Abigale Beatty is a graduate of Nebraska Wesleyan University a degree in Elementary Education. She student taught in Lisdoonvarna, Ireland in the autumn of 2001. While in Ireland, Abi met her husband, David, and they were married in 2004. Abi taught fourth grade and was gifted coordinator at Sheridan Elementary School. After some time spent teaching, she earned her Master's Degree in School Counseling K-12 from the University of Nebraska Omaha in 2009. She is currently a middle school counselor at Scott Middle School. Abi has served on the Lincoln Public Schools District Counseling Leadership Team and has presented at staff development sessions, as well a panel at Nebraska Wesleyan University. She will focus on the types of bullying students experience and strategies the Lincoln Public School system uses to help students.
Sue Burzynski Bullard teaches editing, reporting, ethics and multimedia classes as an associate professor at the University of Nebraska-Lincoln College of Journalism and Mass Communications. Before joining academia in 2007, Sue held a variety of editing positions at The Detroit News, including three years as managing editor.
Sue understands both the newsroom and the classroom. In 2014, she was named the Society of Professional Journalists’ Distinguished Educator of the Year. She’s stayed connected with professionals to keep up with the rapid changes in today’s media world. She’s taught Indian and Turkish journalists for the Poynter Institute. And in 2012, she completed a social media fellowship at the Chicago Tribune. She also serves on the executive committee American Copy Editors Society (ACES).
In 2011, Sue wrote “Everybody’s an Editor: Navigating Journalism’s Changing Landscape,” a textbook that examines the changing roles of editors in today’s world.

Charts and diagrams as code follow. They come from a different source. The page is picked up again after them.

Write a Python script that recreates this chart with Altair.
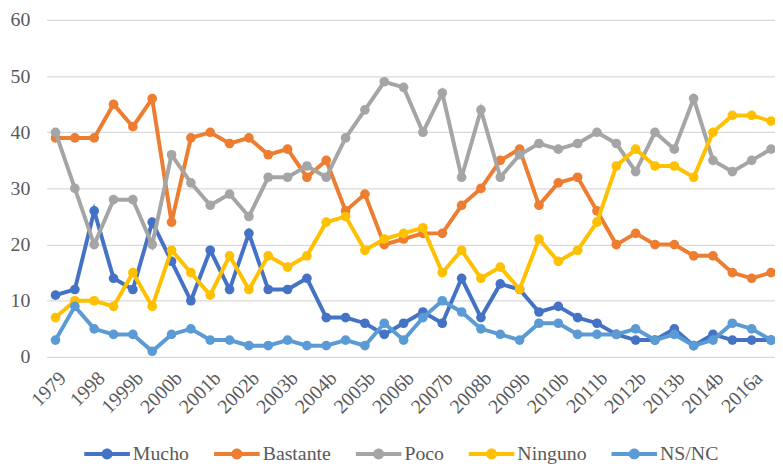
import altair as alt
import pandas as pd

categories = ["1979", "1996", "1998", "1999a", "1999b", "2000a", "2000b", "2001a",
              "2001b", "2002a", "2002b", "2003a", "2003b", "2004a", "2004b", "2005a",
              "2005b", "2006a", "2006b", "2007a", "2007b", "2008a", "2008b", "2009a",
              "2009b", "2010a", "2010b", "2011a", "2011b", "2012a", "2012b", "2013a",
              "2013b", "2014a", "2014b", "2015", "2016a", "2016b"]
tick_labels = categories[::2]

series_names = ["Mucho", "Bastante", "Poco", "Ninguno", "NS/NC"]
series_colors = ["#4472C4", "#ED7D31", "#A5A5A5", "#FFC000", "#5B9BD5"]

mucho = [11, 12, 26, 14, 12, 24, 17, 10, 19, 12, 22, 12, 12, 14, 7, 7, 6, 4, 6, 8,
         6, 14, 7, 13, 12, 8, 9, 7, 6, 4, 3, 3, 5, 2, 4, 3, 3, 3]
bastante = [39, 39, 39, 45, 41, 46, 24, 39, 40, 38, 39, 36, 37, 32, 35, 26, 29, 20, 21, 22,
            22, 27, 30, 35, 37, 27, 31, 32, 26, 20, 22, 20, 20, 18, 18, 15, 14, 15]
poco = [40, 30, 20, 28, 28, 20, 36, 31, 27, 29, 25, 32, 32, 34, 32, 39, 44, 49, 48, 40,
        47, 32, 44, 32, 36, 38, 37, 38, 40, 38, 33, 40, 37, 46, 35, 33, 35, 37]
ninguno = [7, 10, 10, 9, 15, 9, 19, 15, 11, 18, 12, 18, 16, 18, 24, 25, 19, 21, 22, 23,
           15, 19, 14, 16, 12, 21, 17, 19, 24, 34, 37, 34, 34, 32, 40, 43, 43, 42]
nsnc = [3, 9, 5, 4, 4, 1, 4, 5, 3, 3, 2, 2, 3, 2, 2, 3, 2, 6, 3, 7,
        10, 8, 5, 4, 3, 6, 6, 4, 4, 4, 5, 3, 4, 2, 3, 6, 5, 3]

series_values = [mucho, bastante, poco, ninguno, nsnc]

rows = []
for name, vals in zip(series_names, series_values):
    for cat, v in zip(categories, vals):
        rows.append({"cat": cat, "serie": name, "valor": v})
df = pd.DataFrame(rows)

FONT = "'Times New Roman', 'Liberation Serif', 'DejaVu Serif', serif"
TXT = "#595959"

legend_path = ("M-1,-0.087L1,-0.087L1,0.087L-1,0.087Z "
               "M0.24,0A0.24,0.24,0,1,1,-0.24,0A0.24,0.24,0,1,1,0.24,0Z")

x_enc = alt.X("cat:N", sort=categories, title=None,
              scale=alt.Scale(type="point", padding=0.3325, align=0.69),
              axis=alt.Axis(values=tick_labels, labelAngle=-45, labelAlign="right",
                            labelBaseline="top", labelPadding=11, ticks=False,
                            domain=False, grid=False, labelFont=FONT,
                            labelFontSize=20, labelColor=TXT, labelOverlap=False))
y_enc = alt.Y("valor:Q", title=None,
              scale=alt.Scale(domain=[0, 60], nice=False),
              axis=alt.Axis(values=[0, 10, 20, 30, 40, 50, 60], ticks=False, domain=False,
                            grid=True, gridColor="#d9d9d9", gridWidth=1.3,
                            labelFont=FONT, labelFontSize=20, labelColor=TXT,
                            labelPadding=17))
color_enc = alt.Color("serie:N", sort=series_names,
                      scale=alt.Scale(domain=series_names, range=series_colors),
                      legend=alt.Legend(title=None, orient="none", direction="horizontal",
                                        columns=5, legendX=38, legendY=415,
                                        symbolType=legend_path, symbolSize=2116,
                                        symbolStrokeWidth=0, symbolOpacity=1,
                                        labelFont=FONT, labelFontSize=20,
                                        labelColor=TXT, labelOffset=3,
                                        columnPadding=25, padding=0))

base = alt.Chart(df)
layers = []
for name in series_names:
    sub = base.transform_filter(alt.datum.serie == name)
    layers.append(sub.mark_line(strokeWidth=4).encode(x=x_enc, y=y_enc, color=color_enc))
    layers.append(sub.mark_circle(size=95, opacity=1).encode(x=x_enc, y=y_enc, color=color_enc))

chart = alt.layer(*layers).properties(
    width=735, height=340,
    autosize=alt.AutoSizeParams(type="none"),
    padding={"left": 39, "top": 10, "right": 0, "bottom": 109},
    background="white",
).configure_view(stroke=None)

chart.save("out.html", embed_options={"renderer": "svg", "actions": False})
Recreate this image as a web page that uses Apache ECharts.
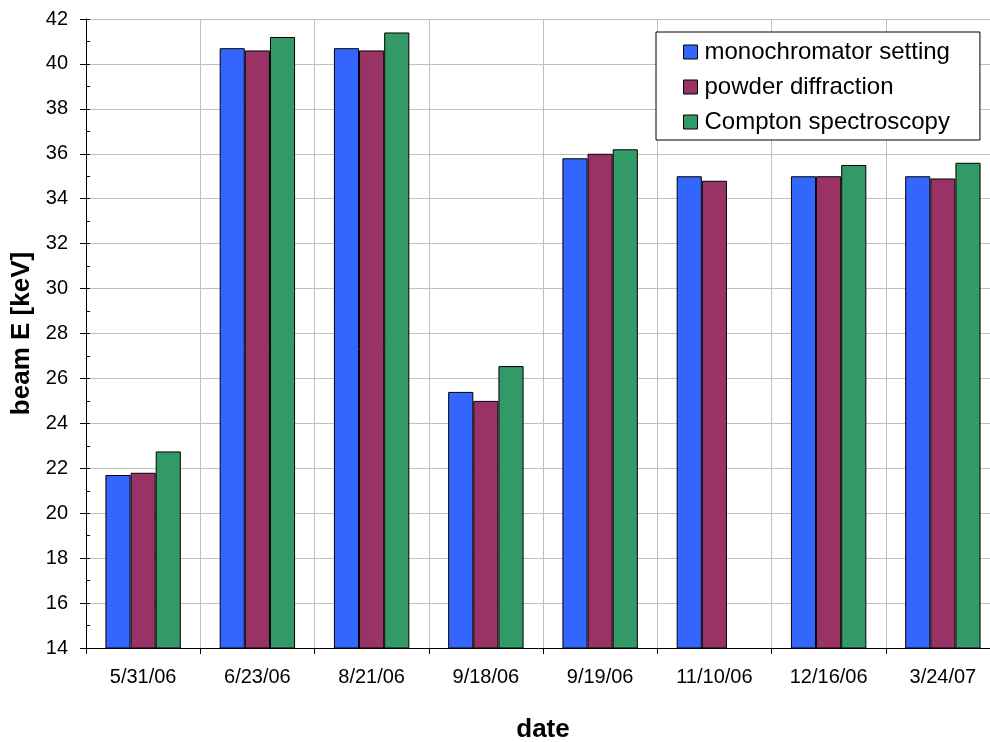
<!DOCTYPE html>
<html>
<head>
<meta charset="utf-8">
<script src="https://cdn.jsdelivr.net/npm/echarts@6/dist/echarts.min.js"></script>
<style>
  html, body { margin: 0; padding: 0; background: #fff; }
  #chart { width: 990px; height: 742px; }
</style>
</head>
<body>
<div id="chart"></div>
<script>
// Beam energy per measurement date, three methods
const dates = ['5/31/06', '6/23/06', '8/21/06', '9/18/06', '9/19/06', '11/10/06', '12/16/06', '3/24/07'];
const monochromator = [21.7, 40.7, 40.7, 25.4, 35.8, 35.0, 35.0, 35.0];
const powder = [21.8, 40.6, 40.6, 25.0, 36.0, 34.8, 35.0, 34.9];
const compton = [22.75, 41.2, 41.4, 26.55, 36.2, null, 35.5, 35.6];

const seriesNames = ['monochromator setting', 'powder diffraction', 'Compton spectroscopy'];
const seriesColors = ['#3366FF', '#993366', '#339966'];
const seriesData = [monochromator, powder, compton];

const font = 'Liberation Sans, Arial, sans-serif';

const chart = echarts.init(document.getElementById('chart'));

chart.setOption({
  animation: false,
  backgroundColor: '#fff',
  textStyle: { fontFamily: font, color: '#000' },
  grid: { left: 86, top: 19, bottom: 94, right: -10, containLabel: false, outerBoundsMode: 'none' },
  legend: {
    orient: 'vertical',
    left: 656,
    top: 32,
    padding: [8, 30, 6, 27],
    itemGap: 11,
    itemWidth: 14,
    itemHeight: 14,
    icon: 'rect',
    backgroundColor: '#fff',
    borderColor: '#000',
    borderWidth: 1,
    borderRadius: 0,
    itemStyle: { borderColor: '#000', borderWidth: 1 },
    textStyle: { fontFamily: font, fontSize: 24, color: '#000', padding: [0, 0, 0, 2] },
    data: seriesNames
  },
  xAxis: {
    type: 'category',
    data: dates,
    name: 'date',
    nameLocation: 'middle',
    nameGap: 69,
    nameTextStyle: { fontFamily: font, fontSize: 26, fontWeight: 'bold', color: '#000' },
    axisLine: { onZero: false, lineStyle: { color: '#000', width: 1 } },
    axisTick: { show: true, length: 6, alignWithLabel: false, lineStyle: { color: '#000' } },
    axisLabel: { fontFamily: font, fontSize: 20, color: '#000', margin: 19 },
    splitLine: { show: true, lineStyle: { color: '#C0C0C0', width: 1 } }
  },
  yAxis: [
    {
      type: 'value',
      min: 14,
      max: 42,
      interval: 2,
      name: 'beam E [keV]',
      nameLocation: 'middle',
      nameGap: 48,
      nameTextStyle: { fontFamily: font, fontSize: 26, fontWeight: 'bold', color: '#000' },
      axisLine: { show: true, lineStyle: { color: '#000', width: 1 } },
      axisTick: { show: true, length: 6, lineStyle: { color: '#000' } },
      axisLabel: { fontFamily: font, fontSize: 20, color: '#000', margin: 18 },
      splitLine: { show: true, lineStyle: { color: '#C0C0C0', width: 1 } }
    },
    {
      // inner tick marks at every unit
      type: 'value',
      position: 'left',
      min: 14,
      max: 42,
      interval: 1,
      axisLine: { show: false },
      axisTick: { show: true, inside: true, length: 4, lineStyle: { color: '#000' } },
      axisLabel: { show: false },
      splitLine: { show: false }
    }
  ],
  series: seriesNames.map((name, i) => ({
    name: name,
    type: 'bar',
    yAxisIndex: 0,
    data: seriesData[i],
    barGap: '0%',
    barCategoryGap: '34%',
    itemStyle: { color: seriesColors[i], borderColor: '#000', borderWidth: 1 }
  }))
});
</script>
</body>
</html>
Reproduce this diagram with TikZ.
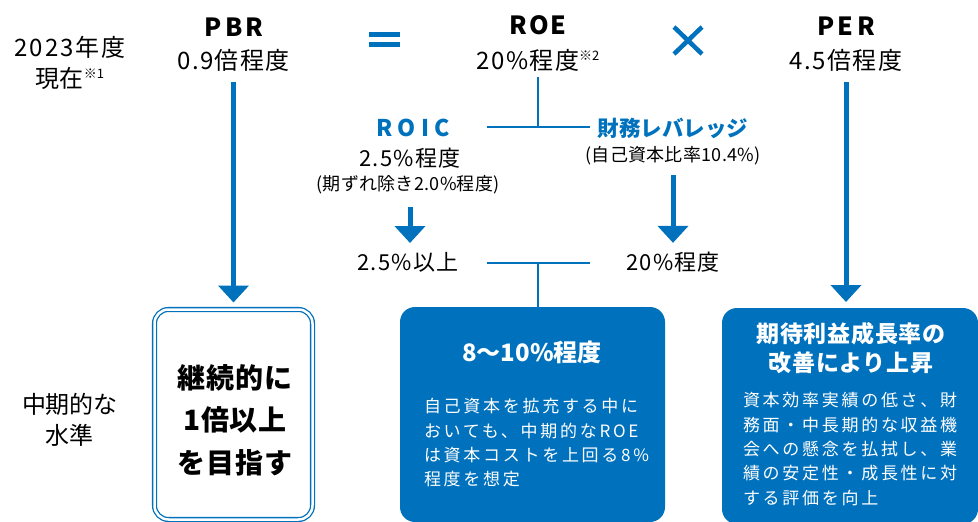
\documentclass[tikz,border=0pt]{standalone}
\usepackage{fontspec}
\setmainfont{Noto Sans CJK JP}
\usetikzlibrary{arrows.meta,calc}
\definecolor{nblue}{RGB}{0,113,188}
\newcommand{\supmark}[1]{\raisebox{9pt}{\fontsize{13}{13}\selectfont\addfontfeature{LetterSpace=0}#1}}
\begin{document}
\begin{tikzpicture}[x=1pt,y=-1pt,
  base/.style={inner sep=0pt, outer sep=0pt},
  lab/.style={base, font=\fontsize{24}{31}\selectfont, align=center},
  head/.style={base, font=\fontsize{25}{25}\selectfont\bfseries\addfontfeature{LetterSpace=14}},
  val/.style={base, font=\fontsize{24}{24}\selectfont\addfontfeature{LetterSpace=6}},
  bluehead/.style={base, text=nblue, font=\fontsize{23}{23}\selectfont\bfseries},
  midval/.style={base, font=\fontsize{22}{22}\selectfont\addfontfeature{LetterSpace=6}},
  note/.style={base, font=\fontsize{18}{18}\selectfont\addfontfeature{LetterSpace=1.5}},
  thinl/.style={draw=nblue, line width=1.5pt},
  bigarr/.style={draw=nblue, line width=5pt, -{Triangle[width=30pt,length=17pt]}},
  framebox/.style={base, draw=nblue, double=white, double distance=2.5pt, line width=1.3pt, rounded corners=14pt},
  bluebox/.style={base, fill=nblue, rounded corners=15pt},
  boxtitle/.style={base, text=white, font=\fontsize{23}{29.5}\selectfont\bfseries\addfontfeature{LetterSpace=3}, align=center},
  boxbody/.style={base, text=white, font=\fontsize{17}{24.3}\selectfont\addfontfeature{LetterSpace=16}, align=left}
]
\clip (0,0) rectangle (978,522);

% left labels
\node[lab] (yr) at (70,62.5) {\addfontfeature{LetterSpace=8}2023年度\\現在\supmark{※1}};
\node[lab] (mt) at (70,419.5) {\fontsize{24}{35}\selectfont 中期的な\\水準};

% top row
\node[head] (pbr) at (234,27) {PBR};
\node[val] (pbrv) at (233.5,60) {0.9倍程度};
\node[head, font=\fontsize{25}{25}\selectfont\bfseries\addfontfeature{LetterSpace=8}] (roe) at (538,25) {ROE};
\node[val] (roev) at (538,60) {20\%程度\supmark{※2}};
\node[head] (per) at (846,26) {PER};
\node[val] (perv) at (846,60) {4.5倍程度};

% operators
\fill[nblue] (369,32) rectangle (400,37);
\fill[nblue] (369,42) rectangle (400,47);
\draw[nblue, line width=4.5pt] (674,27) -- (702,54) (702,27) -- (674,54);

% middle tree
\node[bluehead, font=\fontsize{23}{23}\selectfont\bfseries\addfontfeature{LetterSpace=22}] (roic) at (413,128) {ROIC};
\node[midval] (roicv) at (410,158) {2.5\%程度};
\node[note] (roicn) at (408,185) {(期ずれ除き2.0\%程度)};
\node[bluehead, font=\fontsize{21.5}{21.5}\selectfont\bfseries] (lev) at (673,128) {財務レバレッジ};
\node[note] (levn) at (673,156) {(自己資本比率10.4\%)};
\node[midval] (roict) at (408,262) {2.5\%以上};
\node[midval] (levt) at (673,262) {20\%程度};

\coordinate (topj) at (538,127);
\coordinate (topL) at (487,127);
\coordinate (topR) at (590,127);
\coordinate (botj) at (538,263);
\coordinate (botL) at (487,263);
\coordinate (botR) at (590,263);

% boxes
\node[framebox, minimum width=158pt, minimum height=210pt] (box1) at (233.5,414.5) {};
\node[base, font=\fontsize{28}{42.5}\selectfont\bfseries\addfontfeature{LetterSpace=3}, align=center] (box1t) at (235,420) {継続的に\\1倍以上\\を目指す};

\node[bluebox, minimum width=265pt, minimum height=215pt] (box2) at (532.5,414.5) {};
\node[boxtitle, font=\fontsize{24}{24}\selectfont\bfseries] (box2t) at (532,352) {8〜10\%程度};
\node[boxbody, anchor=west] (box2b) at (424,443) {自己資本を拡充する中に\\おいても、中期的なROE\\は資本コストを上回る8\%\\程度を想定};

\node[bluebox, minimum width=256pt, minimum height=216pt] (box3) at (850,416) {};
\node[boxtitle] (box3t) at (851,348) {期待利益成長率の\\改善により上昇};
\node[boxbody, anchor=west] (box3b) at (743,449) {資本効率実績の低さ、財\\務面・中長期的な収益機\\会への懸念を払拭し、業\\績の安定性・成長性に対\\する評価を向上};

% connectors
\draw[thinl, shorten <=6pt] (roev.south) -- (topj);
\draw[thinl] (topL) -- (topR);
\draw[thinl] (botL) -- (botR);
\draw[thinl] (botj) -- (botj |- box2.north);
\draw[bigarr, shorten <=11pt, shorten >=7pt] (pbrv.south) -- (pbrv.south |- box1.north);
\draw[bigarr, shorten <=11pt, shorten >=6pt] (perv.south) -- (perv.south |- box3.north);
\draw[bigarr, shorten <=13pt, shorten >=9pt] (roicn.south -| roicv.south) -- (roicv.south |- roict.north);
\draw[bigarr, shorten <=10pt, shorten >=9pt] (levn.south) -- (levt.north);
\end{tikzpicture}
\end{document}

She’s won numerous awards. In 2010, she won the Promising Professor Award from the Mass Communication and Society division of Association for Education in Journalism and Mass Communication. The Society of Professional Journalists, Detroit chapter, gave her a Lifetime Achievement Award in 2007. And she was named an outstanding alumna of Michigan State University’s College of Communication Arts & Sciences the same year.
Sue holds a bachelor's degree in journalism from Michigan State University and master's degree in administration from Central Michigan University.
Jason Lucht is a graduate of the University of Nebraska-Lincoln, with a bachelor’s degree in psychology and women’s and gender studies. He is a social activist, educating on bullying and suicide prevention pertaining to LGBTQ, gender, and cultural issues. He has also worked as a QPR (Question, Persuade, Refer) Suicide Prevention Gatekeeper Training Instructor. He received the Chancellor’s Award for Outstanding Contributions to the LGBT Community in 2011, and is the first recipient of the Louis Crompton Scholarship. He has worked on projects such as the “It Gets Better” project, holding a vigil in remembrance of LGBTQ teen suicide victims, and the “You Are Loved” chalk message project. Jason currently resides in Lincoln, Nebraska with his partner Ethan Kreifels, where he works as a Social Services Worker for the Nebraska Department of Health and Human Services.
Zachary R. Myers is a third-year doctoral student in the School Psychology Program at the University of Nebraska-Lincoln. Zach conducts research for the Empowerment Initiative under Dr. Susan Swearer (http://empowerment.unl.edu). His research interests include the relationship between victims and perpetrators of cyberbullying and their mental health outcomes. He is also interested in the effects of cyberbullying via Web-based social networking sites and online gaming.